Особое удовольствие тут следить за повествованием: оно построено по принципу mise en abyme — рассказа в рассказе — и раскручивается как свиток, наподобие рукописи, найденной в Сарагосе. Но это не просто сад расходящихся тропок — это лабиринт, в центре которого должна содержаться какая-то тайна, вот только центра у него нет. Кажется, что мы уже очень далеко ушли от начала истории — и вдруг снова оказываемся у ее истоков, а через минуту снова где-то на полпути. Самое любопытное в технике Руиса — что она очень проста.
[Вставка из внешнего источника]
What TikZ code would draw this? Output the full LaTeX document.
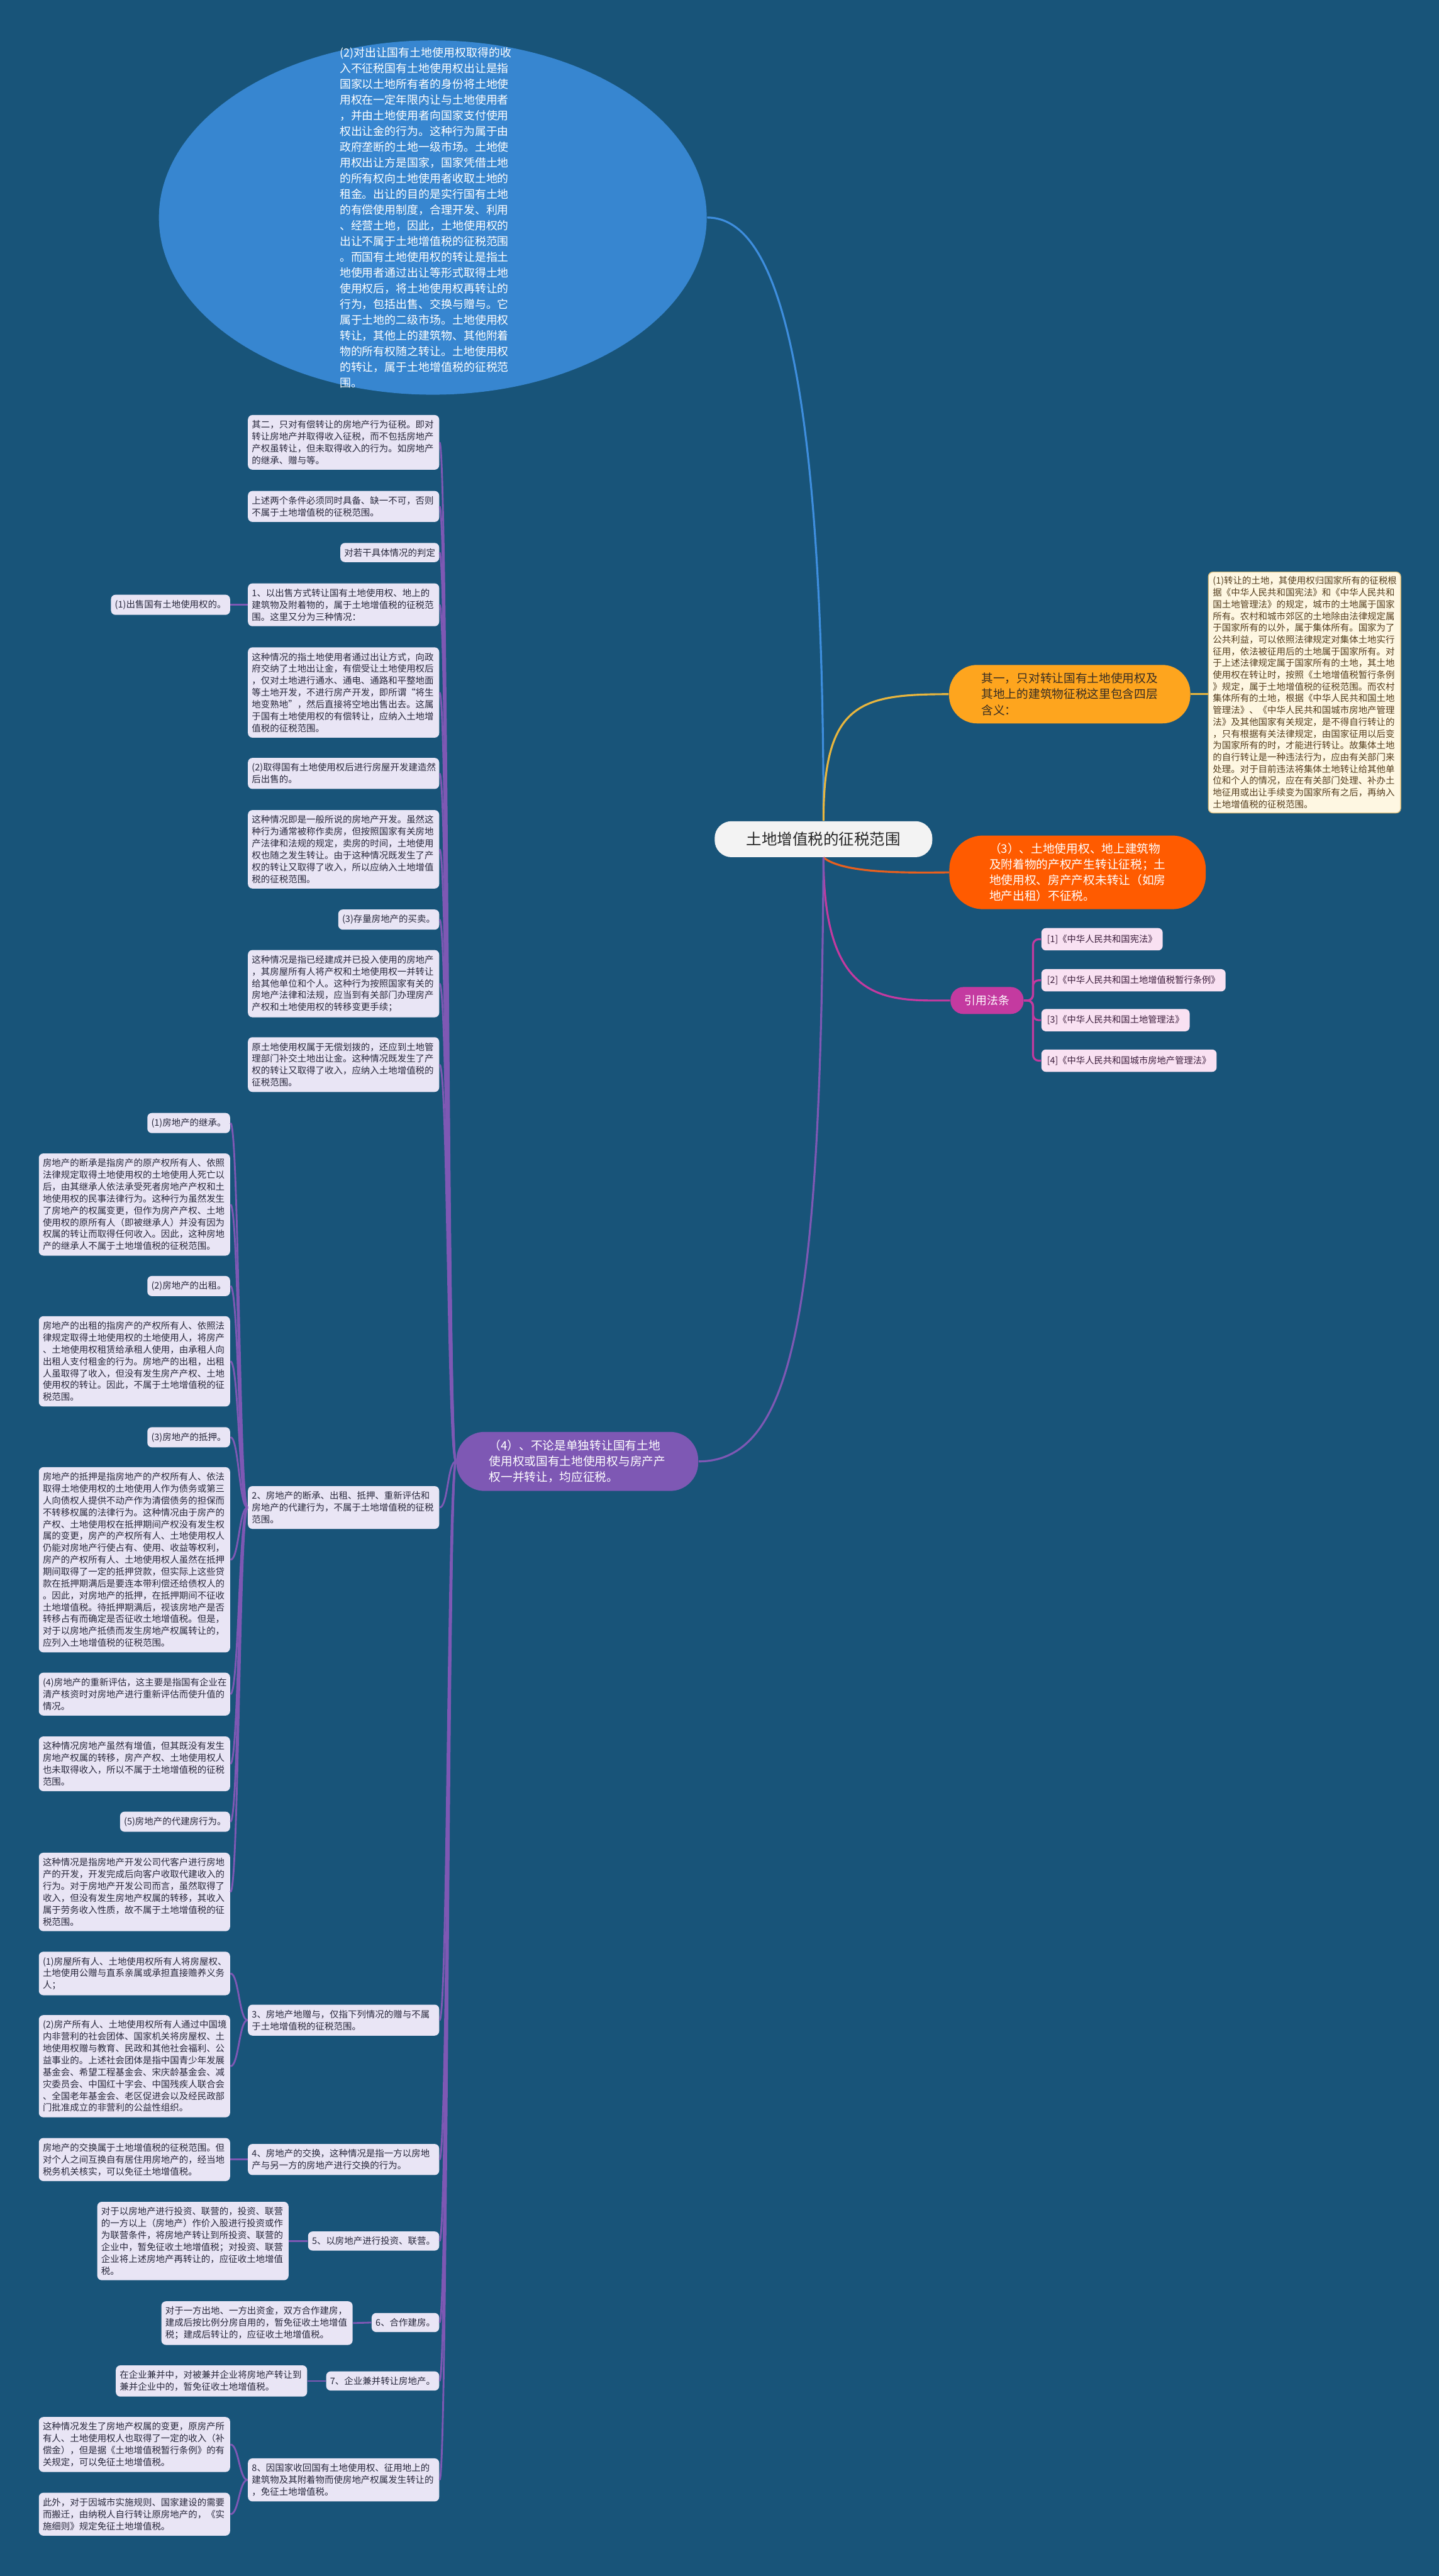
\documentclass[tikz,border=0pt]{standalone}
\usepackage{fontspec}
\setmainfont{Noto Sans CJK SC}
\usetikzlibrary{shapes.geometric}
\definecolor{bgblue}{RGB}{24,84,121}
\definecolor{ellblue}{RGB}{55,134,208}
\definecolor{coregray}{RGB}{243,243,243}
\definecolor{coreink}{RGB}{40,40,40}
\definecolor{oneorange}{RGB}{254,165,30}
\definecolor{oneink}{RGB}{55,45,35}
\definecolor{threered}{RGB}{255,91,0}
\definecolor{fourpurple}{RGB}{126,88,180}
\definecolor{citemag}{RGB}{196,58,160}
\definecolor{leaflav}{RGB}{233,229,245}
\definecolor{leafink}{RGB}{40,40,60}
\definecolor{lawpink}{RGB}{249,225,242}
\definecolor{lawink}{RGB}{60,30,60}
\definecolor{notecream}{RGB}{254,247,226}
\definecolor{noteedge}{RGB}{214,186,122}
\definecolor{noteink}{RGB}{85,62,30}
\definecolor{blueline}{RGB}{62,142,222}
\definecolor{goldline}{RGB}{232,182,62}
\definecolor{redline}{RGB}{232,96,30}
\begin{document}
\begin{tikzpicture}[x=0.01cm, y=-0.01cm,
  leaf/.style={fill=leaflav, text=leafink, rounded corners=0.08cm, inner xsep=0.07cm, inner ysep=2.7pt, align=left, font=\fontsize{4.6}{6}\selectfont},
  wide/.style={leaf, text width=3.26cm},
  pill/.style={inner sep=0pt, align=left, font=\fontsize{5.95}{8}\selectfont},
  law/.style={anchor=west, fill=lawpink, text=lawink, rounded corners=0.08cm, inner xsep=0.1cm, minimum height=0.37cm, font=\fontsize{4.55}{6}\selectfont},
  note/.style={anchor=north west, fill=notecream, draw=noteedge, line width=0.4pt, text=noteink, rounded corners=0.08cm, text width=3.26cm, inner xsep=0.08cm, inner ysep=0.08cm, align=left, font=\fontsize{4.6}{5.95}\selectfont},
  bough/.style={line width=1pt},
  twig/.style={draw=fourpurple, line width=0.9pt}]
\useasboundingbox (0,0) rectangle (2560,4583);
\fill[bgblue] (0,0) rectangle (2560,4583);

\node[ellipse, fill=ellblue, minimum width=9.74cm, minimum height=6.3cm] (ell) at (770,387) {};
\node[align=left, text=white, font=\fontsize{5.7}{7.95}\selectfont] (elltxt) at (757,387) {(2)对出让国有土地使用权取得的收\\入不征税国有土地使用权出让是指\\国家以土地所有者的身份将土地使\\用权在一定年限内让与土地使用者\\，并由土地使用者向国家支付使用\\权出让金的行为。这种行为属于由\\政府垄断的土地一级市场。土地使\\用权出让方是国家，国家凭借土地\\的所有权向土地使用者收取土地的\\租金。出让的目的是实行国有土地\\的有偿使用制度，合理开发、利用\\、经营土地，因此，土地使用权的\\出让不属于土地增值税的征税范围\\。而国有土地使用权的转让是指土\\地使用者通过出让等形式取得土地\\使用权后，将土地使用权再转让的\\行为，包括出售、交换与赠与。它\\属于土地的二级市场。土地使用权\\转让，其他上的建筑物、其他附着\\物的所有权随之转让。土地使用权\\的转让，属于土地增值税的征税范\\围。};

\node[fill=coregray, text=coreink, minimum width=3.87cm, minimum height=0.64cm, rounded corners=0.3cm, font=\fontsize{7.8}{9}\selectfont] (core) at (1465,1493) {土地增值税的征税范围};

\node[pill, fill=oneorange, text=oneink, minimum width=4.29cm, minimum height=1.04cm, rounded corners=0.5cm] (one) at (1903,1235) {其一，只对转让国有土地使用权及\\其地上的建筑物征税这里包含四层\\含义：};
\node[note] (note) at (2149,1017) {(1)转让的土地，其使用权归国家所有的征税根\\据《中华人民共和国宪法》和《中华人民共和\\国土地管理法》的规定，城市的土地属于国家\\所有。农村和城市郊区的土地除由法律规定属\\于国家所有的以外，属于集体所有。国家为了\\公共利益，可以依照法律规定对集体土地实行\\征用，依法被征用后的土地属于国家所有。对\\于上述法律规定属于国家所有的土地，其土地\\使用权在转让时，按照《土地增值税暂行条例\\》规定，属于土地增值税的征税范围。而农村\\集体所有的土地，根据《中华人民共和国土地\\管理法》、《中华人民共和国城市房地产管理\\法》及其他国家有关规定，是不得自行转让的\\，只有根据有关法律规定，由国家征用以后变\\为国家所有的时，才能进行转让。故集体土地\\的自行转让是一种违法行为，应由有关部门来\\处理。对于目前违法将集体土地转让给其他单\\位和个人的情况，应在有关部门处理、补办土\\地征用或出让手续变为国家所有之后，再纳入\\土地增值税的征税范围。};
\node[pill, fill=threered, text=white, minimum width=4.56cm, minimum height=1.31cm, rounded corners=0.6cm] (three) at (1917,1552) {（3）、土地使用权、地上建筑物\\及附着物的产权产生转让征税；土\\地使用权、房产产权未转让（如房\\地产出租）不征税。};
\node[pill, fill=citemag, text=white, minimum width=1.3cm, minimum height=0.48cm, rounded corners=0.23cm, font=\fontsize{5.7}{7}\selectfont] (cite) at (1756,1780) {引用法条};
\node[law] (law1) at (1852,1671) {[1]《中华人民共和国宪法》};
\node[law] (law2) at (1852,1744) {[2]《中华人民共和国土地增值税暂行条例》};
\node[law] (law3) at (1852,1815) {[3]《中华人民共和国土地管理法》};
\node[law] (law4) at (1852,1887) {[4]《中华人民共和国城市房地产管理法》};
\node[pill, fill=fourpurple, text=white, minimum width=4.3cm, minimum height=1.05cm, rounded corners=0.5cm] (four) at (1027,2600) {（4）、不论是单独转让国有土地\\使用权或国有土地使用权与房产产\\权一并转让，均应征税。};

\node[wide, anchor=east] (m1) at (782,787) {其二，只对有偿转让的房地产行为征税。即对\\转让房地产并取得收入征税，而不包括房地产\\产权虽转让，但未取得收入的行为。如房地产\\的继承、赠与等。};
\node[wide, anchor=east] (m2) at (782,901) {上述两个条件必须同时具备、缺一不可，否则\\不属于土地增值税的征税范围。};
\node[leaf, anchor=east] (m3) at (782,983) {对若干具体情况的判定};
\node[wide, anchor=east] (m4) at (782,1076) {1、以出售方式转让国有土地使用权、地上的\\建筑物及附着物的，属于土地增值税的征税范\\围。这里又分为三种情况：};
\node[wide, anchor=east] (m5) at (782,1232) {这种情况的指土地使用者通过出让方式，向政\\府交纳了土地出让金，有偿受让土地使用权后\\，仅对土地进行通水、通电、通路和平整地面\\等土地开发，不进行房产开发，即所谓“将生\\地变熟地”，然后直接将空地出售出去。这属\\于国有土地使用权的有偿转让，应纳入土地增\\值税的征税范围。};
\node[wide, anchor=east] (m6) at (782,1376) {(2)取得国有土地使用权后进行房屋开发建造然\\后出售的。};
\node[wide, anchor=east] (m7) at (782,1511) {这种情况即是一般所说的房地产开发。虽然这\\种行为通常被称作卖房，但按照国家有关房地\\产法律和法规的规定，卖房的时间，土地使用\\权也随之发生转让。由于这种情况既发生了产\\权的转让又取得了收入，所以应纳入土地增值\\税的征税范围。};
\node[leaf, anchor=east] (m8) at (782,1636) {(3)存量房地产的买卖。};
\node[wide, anchor=east] (m9) at (782,1750) {这种情况是指已经建成并已投入使用的房地产\\，其房屋所有人将产权和土地使用权一并转让\\给其他单位和个人。这种行为按照国家有关的\\房地产法律和法规，应当到有关部门办理房产\\产权和土地使用权的转移变更手续；};
\node[wide, anchor=east] (m10) at (782,1894) {原土地使用权属于无偿划拨的，还应到土地管\\理部门补交土地出让金。这种情况既发生了产\\权的转让又取得了收入，应纳入土地增值税的\\征税范围。};
\node[wide, anchor=east] (m11) at (782,2682) {2、房地产的断承、出租、抵押、重新评估和\\房地产的代建行为，不属于土地增值税的征税\\范围。};
\node[wide, anchor=east] (m12) at (782,3594) {3、房地产地赠与，仅指下列情况的赠与不属\\于土地增值税的征税范围。};
\node[wide, anchor=east] (m13) at (782,3842) {4、房地产的交换，这种情况是指一方以房地\\产与另一方的房地产进行交换的行为。};
\node[leaf, anchor=east] (m14) at (782,3987) {5、以房地产进行投资、联营。};
\node[leaf, anchor=east] (m15) at (782,4132) {6、合作建房。};
\node[leaf, anchor=east] (m16) at (782,4236) {7、企业兼并转让房地产。};
\node[wide, anchor=east] (m17) at (782,4412) {8、因国家收回国有土地使用权、征用地上的\\建筑物及其附着物而使房地产权属发生转让的\\，免征土地增值税。};

\node[leaf, anchor=east] (l0) at (410,1076) {(1)出售国有土地使用权的。};
\node[leaf, anchor=east] (l1) at (410,1998) {(1)房地产的继承。};
\node[wide, anchor=east] (l2) at (410,2143) {房地产的断承是指房产的原产权所有人、依照\\法律规定取得土地使用权的土地使用人死亡以\\后，由其继承人依法承受死者房地产产权和土\\地使用权的民事法律行为。这种行为虽然发生\\了房地产的权属变更，但作为房产产权、土地\\使用权的原所有人（即被继承人）并没有因为\\权属的转让而取得任何收入。因此，这种房地\\产的继承人不属于土地增值税的征税范围。};
\node[leaf, anchor=east] (l3) at (410,2288) {(2)房地产的出租。};
\node[wide, anchor=east] (l4) at (410,2422) {房地产的出租的指房产的产权所有人、依照法\\律规定取得土地使用权的土地使用人，将房产\\、土地使用权租赁给承租人使用，由承租人向\\出租人支付租金的行为。房地产的出租，出租\\人虽取得了收入，但没有发生房产产权、土地\\使用权的转让。因此，不属于土地增值税的征\\税范围。};
\node[leaf, anchor=east] (l5) at (410,2557) {(3)房地产的抵押。};
\node[wide, anchor=east] (l6) at (410,2775) {房地产的抵押是指房地产的产权所有人、依法\\取得土地使用权的土地使用人作为债务或第三\\人向债权人提供不动产作为清偿债务的担保而\\不转移权属的法律行为。这种情况由于房产的\\产权、土地使用权在抵押期间产权没有发生权\\属的变更，房产的产权所有人、土地使用权人\\仍能对房地产行使占有、使用、收益等权利，\\房产的产权所有人、土地使用权人虽然在抵押\\期间取得了一定的抵押贷款，但实际上这些贷\\款在抵押期满后是要连本带利偿还给债权人的\\。因此，对房地产的抵押，在抵押期间不征收\\土地增值税。待抵押期满后，视该房地产是否\\转移占有而确定是否征收土地增值税。但是，\\对于以房地产抵债而发生房地产权属转让的，\\应列入土地增值税的征税范围。};
\node[wide, anchor=east] (l7) at (410,3014) {(4)房地产的重新评估，这主要是指国有企业在\\清产核资时对房地产进行重新评估而使升值的\\情况。};
\node[wide, anchor=east] (l8) at (410,3138) {这种情况房地产虽然有增值，但其既没有发生\\房地产权属的转移，房产产权、土地使用权人\\也未取得收入，所以不属于土地增值税的征税\\范围。};
\node[leaf, anchor=east] (l9) at (410,3241) {(5)房地产的代建房行为。};
\node[wide, anchor=east] (l10) at (410,3366) {这种情况是指房地产开发公司代客户进行房地\\产的开发，开发完成后向客户收取代建收入的\\行为。对于房地产开发公司而言，虽然取得了\\收入，但没有发生房地产权属的转移，其收入\\属于劳务收入性质，故不属于土地增值税的征\\税范围。};
\node[wide, anchor=east] (l11) at (410,3511) {(1)房屋所有人、土地使用权所有人将房屋权、\\土地使用公赠与直系亲属或承担直接赡养义务\\人；};
\node[wide, anchor=east] (l12) at (410,3676) {(2)房产所有人、土地使用权所有人通过中国境\\内非营利的社会团体、国家机关将房屋权、土\\地使用权赠与教育、民政和其他社会福利、公\\益事业的。上述社会团体是指中国青少年发展\\基金会、希望工程基金会、宋庆龄基金会、减\\灾委员会、中国红十字会、中国残疾人联合会\\、全国老年基金会、老区促进会以及经民政部\\门批准成立的非营利的公益性组织。};
\node[wide, anchor=east] (l13) at (410,3842) {房地产的交换属于土地增值税的征税范围。但\\对个人之间互换自有居住用房地产的，经当地\\税务机关核实，可以免征土地增值税。};
\node[wide, anchor=east] (l14) at (514,3987) {对于以房地产进行投资、联营的，投资、联营\\的一方以上（房地产）作价入股进行投资或作\\为联营条件，将房地产转让到所投资、联营的\\企业中，暂免征收土地增值税；对投资、联营\\企业将上述房地产再转让的，应征收土地增值\\税。};
\node[wide, anchor=east] (l15) at (628,4133) {对于一方出地、一方出资金，双方合作建房，\\建成后按比例分房自用的，暂免征收土地增值\\税；建成后转让的，应征收土地增值税。};
\node[wide, anchor=east] (l16) at (547,4236) {在企业兼并中，对被兼并企业将房地产转让到\\兼并企业中的，暂免征收土地增值税。};
\node[wide, anchor=east] (l17) at (410,4349) {这种情况发生了房地产权属的变更，原房产所\\有人、土地使用权人也取得了一定的收入（补\\偿金），但是据《土地增值税暂行条例》的有\\关规定，可以免征土地增值税。};
\node[wide, anchor=east] (l18) at (410,4473) {此外，对于因城市实施规则、国家建设的需要\\而搬迁，由纳税人自行转让原房地产的，《实\\施细则》规定免征土地增值税。};

\draw[bough, blueline] (core.north) .. controls (1465,560) and (1360,387) .. (ell.east);
\draw[bough, goldline] (core.north) .. controls (1465,1250) and (1530,1235) .. (one.west);
\draw[bough, goldline] (one.east) -- (note.west |- one.east);
\draw[bough, redline] (core.south) .. controls (1500,1553) and (1600,1553) .. (three.west);
\draw[bough, citemag] (core.south) .. controls (1465,1790) and (1580,1780) .. (cite.west);
\foreach \k in {1,...,4}
  \draw[bough, citemag, rounded corners=0.1cm] (cite.east) -- ++(16,0) |- (law\k.west);
\draw[bough, fourpurple] (core.south) .. controls (1460,2300) and (1420,2600) .. (four.east);

\foreach \k in {1,...,17}
  \draw[twig] (four.west) .. controls +(-15,0) and +(15,0) .. (m\k.east);
\draw[twig] (m4.west) -- (l0.east);
\foreach \k in {1,...,10}
  \draw[twig] (m11.west) .. controls +(-15,0) and +(15,0) .. (l\k.east);
\foreach \k in {11,12}
  \draw[twig] (m12.west) .. controls +(-15,0) and +(15,0) .. (l\k.east);
\draw[twig] (m13.west) -- (l13.east);
\draw[twig] (m14.west) -- (l14.east);
\draw[twig] (m15.west) -- (l15.east);
\draw[twig] (m16.west) -- (l16.east);
\foreach \k in {17,18}
  \draw[twig] (m17.west) .. controls +(-15,0) and +(15,0) .. (l\k.east);
\end{tikzpicture}
\end{document}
Для достижения сюрреалистического эффекта он не нуждается ни в отдельных странных образах, ни в сновидческом бунюэлевском рваном нарративе. Волшебное впечатление производит на первый взгляд нехитрая манера повествования, где одно звено просто последовательно цепляется за другое — но, послушно следуя за рассказчиком, будто идешь по ленте Мебиуса. Линейная история, где все связи очевидны и не содержится никакого обмана, вдруг оказывается перекрученной лентой: как он проделал этот трюк, ведь мы все время следили за его руками? Такие хитрые повествовательные конструкции очень любил Борхес и, кажется, исчерпывающе объяснил их назначение и смысл: это осознание божественного промысла. Если придуманные персонажи могут быть одновременно рассказчиками и зрителями историй про самих себя, то кто мы по отношению к ним? "В 1833 году Карлейль заметил, что всемирная история — бесконечная божественная книга, которую люди пишут, читают, стараются понять и в которой также пишут их самих".